Laura I. Gómez is a computer scientist known for establishing Atipica, a company that presents bias free names in recruiting.

== Early life and education ==
Gómez was born in León Guanajuato, México and then moved to California when she was eight years old. Gomez got her first software engineering internship at the age of seventeen, when she got an internship working at Hewlett-Packard after she received a work permit. For college, she earned a Bachelor of Human Development and Family Studies from University of California Berkeley and a Master of Latin American Studies from University of California San Diego.

== Career ==
Gomez worked with several start-ups and big technology companies, include

 YouTube, Google, and Twitter. She was one of the early employees at Twitter, and her work there centered on bringing Spanish into the user interface. Gomez has also discussed the use of social media as a means to practice as people learn a new language.

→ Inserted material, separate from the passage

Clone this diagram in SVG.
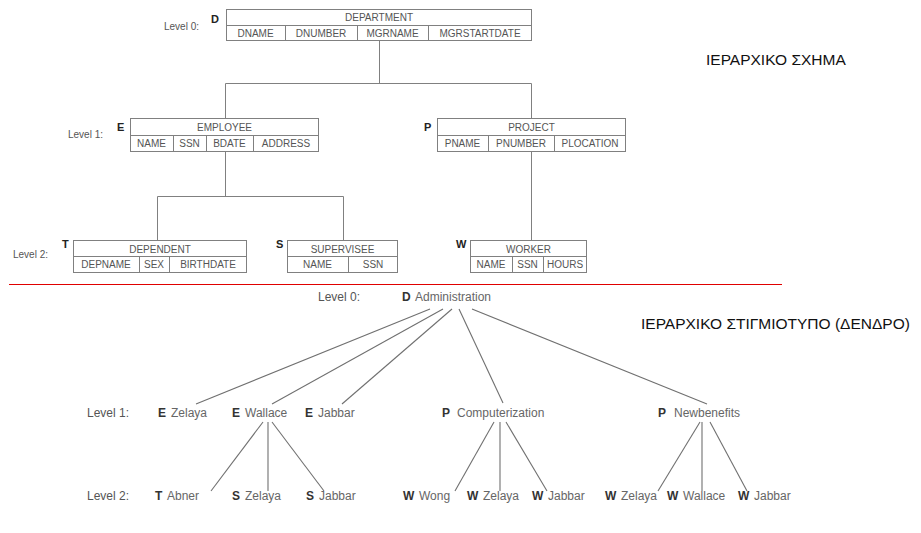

Gomez was a founding member of a project known as Project Include, a non-profit led by Ellen Pao that advocates for inclusion in the technology field. Project Interlude funded Gomez's start-up, Atipica, an organization which provides artificial and human intelligence to sort job candidates in a manner that reduces bias. Over time, Atipica was backed by Kapor Capital, Precursor Ventures, and True Ventures. One of the perks provided by Atipica is paid time off for employees supporting a political cause. The funding Gomez raised for Atipica was the largest financing level for a Latinx founder in Silicon Valley. As of 2023, Gomez was working on Proyecto Solace, a mental health initiative for Latinx peoples.

== Awards and honors ==
Gomez was recognized by the Department of State and Former Secretary of State, Hillary Clinton, for her work in the TechWomen Program.